Director's Dissection
– FULL METAL JACKET –
Review
contains spoilers


A full metal jacket bullet is a small-arms projectile
consisting of a soft core encased in a shell of harder metal.


In many ways, this explanation of the bullet behind the title totally encapsulate the experience that the Marine Corps depicted in the film goes through and can be used as our first bullet point here. Behind the façade there is a human being, who during military training is physically broken down and manipulated with, until his outer shell is tough enough not to break upon the great impact of WAR.

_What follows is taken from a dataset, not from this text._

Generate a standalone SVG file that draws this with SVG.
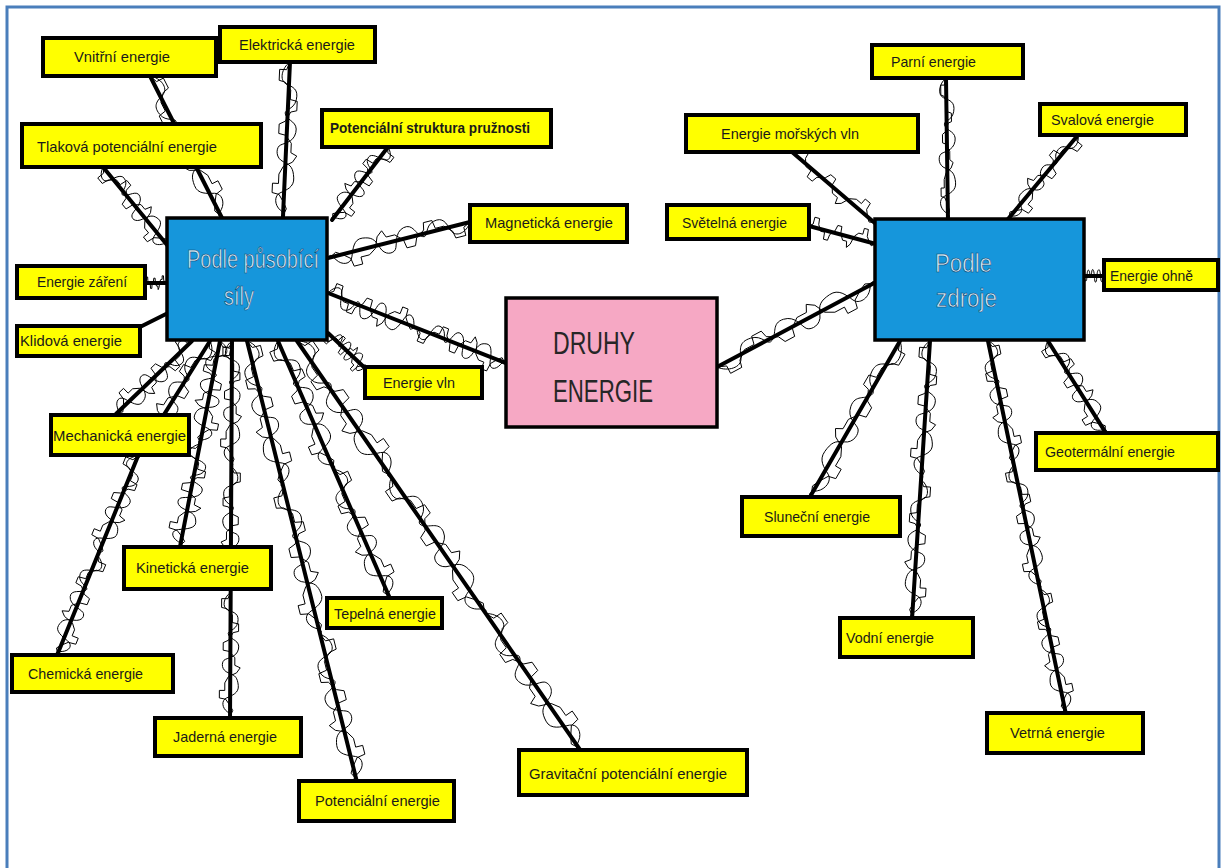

‘Full Metal Jacket’ is one of the greatest anti-war films ever made in my opinion. It a isn’t perfect film, but the depiction of these young boys going through boot camp and busting their asses only to bite the dust in the act of war is amusing and alarming at the same time, especially in the way that it is executed and presented. R. Lee Ermey is amazingly convincing and creatively brilliant as the loud-mouthed and verbally abusing a-hole, who plays the sergeant and runs this recklessness as he pleases. He truly puts on a one-man show and even when push comes to shove, he doesn’t shiver and continues his behavior until it ends with his own demise. Dedicated and a true military hero, right?

The guy killing the sergeant, “Gomer Pyle”, is equally believable as the mentally challenged and socially awkward outsider, who doesn’t have a deep enough layer of toughness to survive the pressure from having to perform beyond what he is capable of. He is clearly unstable and isn’t able to simply bite the bullet and get on with it. He finally finds something he is good at tough, shooting riffles, and ends up literally biting the bullet in a horrifying scene also containing the signature “Kubrick stare” from Pyle. Joker, who was the guy assigned to help him, did do just that but also ended up betraying him the night when everyone beat up Pyle.

Joker is an interesting fellow, and like the joker from a deck of cards, isn’t really part of “the game” so to speak. There are 52 cards in a deck and 52 states in America. Well, that is after all a common mistake even for Americans but taking out the two jokers from the deck and there are suddenly 50 cards and it matches up. Where am I going with this again? Anyways, Joker does what is asked of him but usually not without a smart remark and he does question the things he is asked to do a lot, acting as the twisted moral voice in the midst of torn apart logic…

The second half of the film does indeed pale in comparison to the first, which showed us a side of war we hadn’t quite seen before. It was brutally expressive, mockingly morbid, purposely exaggerated and powerfully precise. I loved and loathed being on the verbal shooting range of sergeant Hartman as he slowly but surely turned these young boys into bareboned killer machines, and I equally found interest in seeing the different effects that war can have on you in the second part of the film. The second half might not be as exciting, but it is equally elaborate and expressive about the absurdity of war. The war we are presented with is big, brassy and bloated, filled with flashy imagery of false comfort and foolish masculinity inside a massively confusing and convoluted world of absolute chaos and dimwitted death-wishing’s. Everything is an act to survive the fact if you haven’t already turned mentally insane of course.

The pace drags a little more in the second half, especially towards the end, but after the coal-colored dark comedy on command, camaraderie, loyalty and whatnot, we end up in the final scene with the marines marching to the “Mickey Mouse March” also used earlier, sort of cementing the rather immature inanity of war as a concept, as well as the innocence in it and the façade that is necessarily placed on top of it all.